» **What is being asked**: Pictures are excluded. Copy exactly, and only, the lines from the one containing "Recreate this image as a web page." through the one containing "11, bottom: 82", both ends included.

» **Entries**:
########################################

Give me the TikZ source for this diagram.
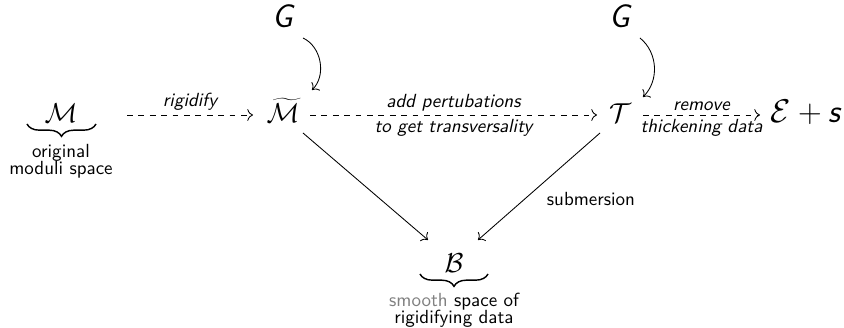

########################################

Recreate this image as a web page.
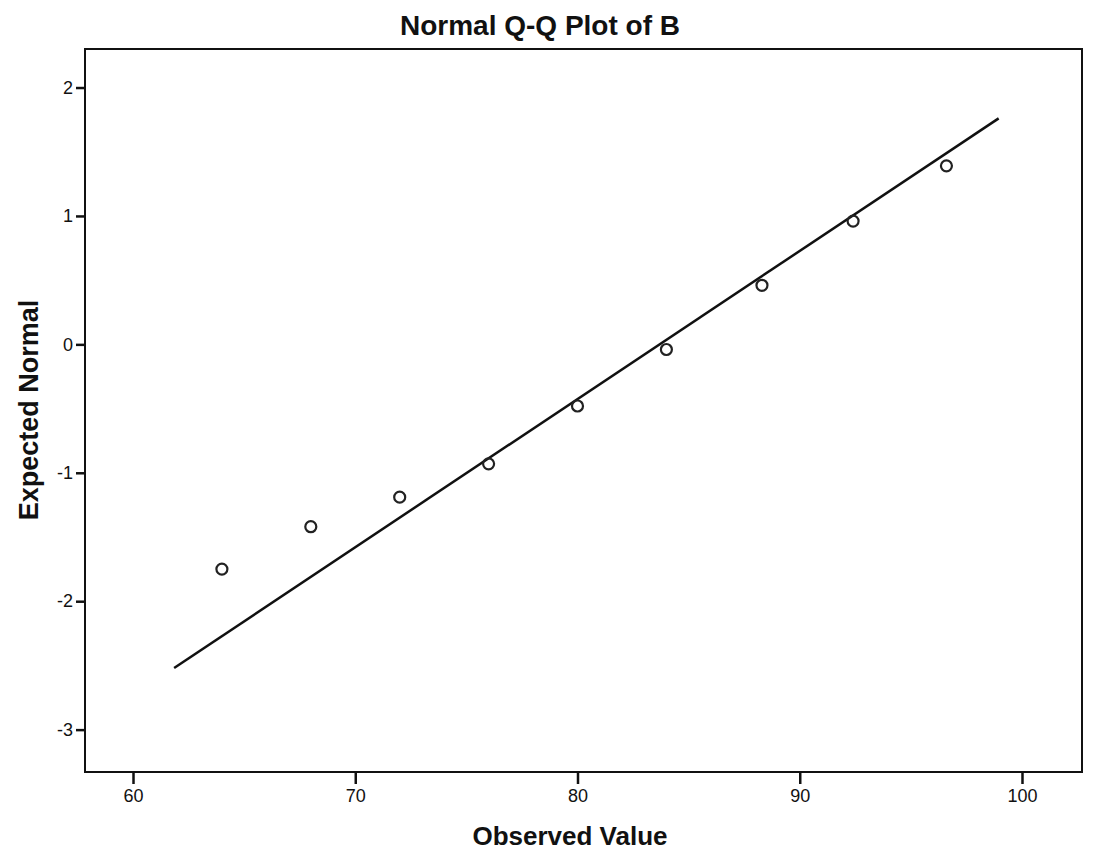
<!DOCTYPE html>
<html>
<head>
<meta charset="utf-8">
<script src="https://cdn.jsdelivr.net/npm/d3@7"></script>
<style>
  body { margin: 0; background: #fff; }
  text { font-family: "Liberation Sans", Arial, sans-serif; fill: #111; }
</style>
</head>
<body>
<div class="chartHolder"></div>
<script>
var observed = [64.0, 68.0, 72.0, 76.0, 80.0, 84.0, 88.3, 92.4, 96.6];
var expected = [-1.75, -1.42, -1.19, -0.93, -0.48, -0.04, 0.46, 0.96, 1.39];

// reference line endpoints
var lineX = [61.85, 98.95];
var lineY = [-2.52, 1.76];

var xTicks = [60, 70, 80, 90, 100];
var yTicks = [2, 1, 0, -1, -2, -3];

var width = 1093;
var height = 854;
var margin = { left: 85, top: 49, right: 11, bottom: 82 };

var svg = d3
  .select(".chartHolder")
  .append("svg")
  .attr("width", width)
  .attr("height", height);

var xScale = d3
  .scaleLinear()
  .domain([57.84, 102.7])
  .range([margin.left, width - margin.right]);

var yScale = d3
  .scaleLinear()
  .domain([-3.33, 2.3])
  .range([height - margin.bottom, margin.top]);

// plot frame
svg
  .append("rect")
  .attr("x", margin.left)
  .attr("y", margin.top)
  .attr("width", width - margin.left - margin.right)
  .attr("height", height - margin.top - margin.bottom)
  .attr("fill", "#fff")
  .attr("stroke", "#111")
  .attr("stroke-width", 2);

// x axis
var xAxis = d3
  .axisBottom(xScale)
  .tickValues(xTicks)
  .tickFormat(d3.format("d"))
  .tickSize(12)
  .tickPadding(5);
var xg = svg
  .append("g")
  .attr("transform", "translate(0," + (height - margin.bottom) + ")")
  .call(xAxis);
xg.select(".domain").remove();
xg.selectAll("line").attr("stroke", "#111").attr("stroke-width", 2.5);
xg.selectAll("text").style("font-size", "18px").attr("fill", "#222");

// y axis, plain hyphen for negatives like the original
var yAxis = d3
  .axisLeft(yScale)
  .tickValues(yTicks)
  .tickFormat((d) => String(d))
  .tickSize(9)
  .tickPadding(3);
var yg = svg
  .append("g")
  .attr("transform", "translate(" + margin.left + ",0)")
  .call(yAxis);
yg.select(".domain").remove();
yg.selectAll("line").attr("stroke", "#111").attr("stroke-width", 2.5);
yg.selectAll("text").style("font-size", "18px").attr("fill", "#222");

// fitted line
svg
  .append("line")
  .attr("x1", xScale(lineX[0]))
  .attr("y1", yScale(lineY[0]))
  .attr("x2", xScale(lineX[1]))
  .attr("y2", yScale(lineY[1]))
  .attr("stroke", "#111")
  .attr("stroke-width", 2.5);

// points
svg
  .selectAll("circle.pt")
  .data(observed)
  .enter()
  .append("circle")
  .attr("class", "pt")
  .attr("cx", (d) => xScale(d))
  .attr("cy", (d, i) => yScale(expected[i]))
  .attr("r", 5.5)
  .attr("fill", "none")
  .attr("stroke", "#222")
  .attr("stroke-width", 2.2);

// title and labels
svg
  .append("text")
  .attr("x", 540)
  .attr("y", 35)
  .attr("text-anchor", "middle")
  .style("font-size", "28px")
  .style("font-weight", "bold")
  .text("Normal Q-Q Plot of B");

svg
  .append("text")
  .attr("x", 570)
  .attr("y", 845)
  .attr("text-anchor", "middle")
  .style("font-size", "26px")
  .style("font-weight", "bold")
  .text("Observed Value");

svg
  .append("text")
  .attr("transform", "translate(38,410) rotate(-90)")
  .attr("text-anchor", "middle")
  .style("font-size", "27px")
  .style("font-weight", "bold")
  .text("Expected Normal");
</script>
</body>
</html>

########################################

» **Task solution**:
Recreate this image as a web page.
<!DOCTYPE html>
<html>
<head>
<meta charset="utf-8">
<script src="https://cdn.jsdelivr.net/npm/d3@7"></script>
<style>
  body { margin: 0; background: #fff; }
  text { font-family: "Liberation Sans", Arial, sans-serif; fill: #111; }
</style>
</head>
<body>
<div class="chartHolder"></div>
<script>
var observed = [64.0, 68.0, 72.0, 76.0, 80.0, 84.0, 88.3, 92.4, 96.6];
var expected = [-1.75, -1.42, -1.19, -0.93, -0.48, -0.04, 0.46, 0.96, 1.39];

// reference line endpoints
var lineX = [61.85, 98.95];
var lineY = [-2.52, 1.76];

var xTicks = [60, 70, 80, 90, 100];
var yTicks = [2, 1, 0, -1, -2, -3];

var width = 1093;
var height = 854;
var margin = { left: 85, top: 49, right: 11, bottom: 82 };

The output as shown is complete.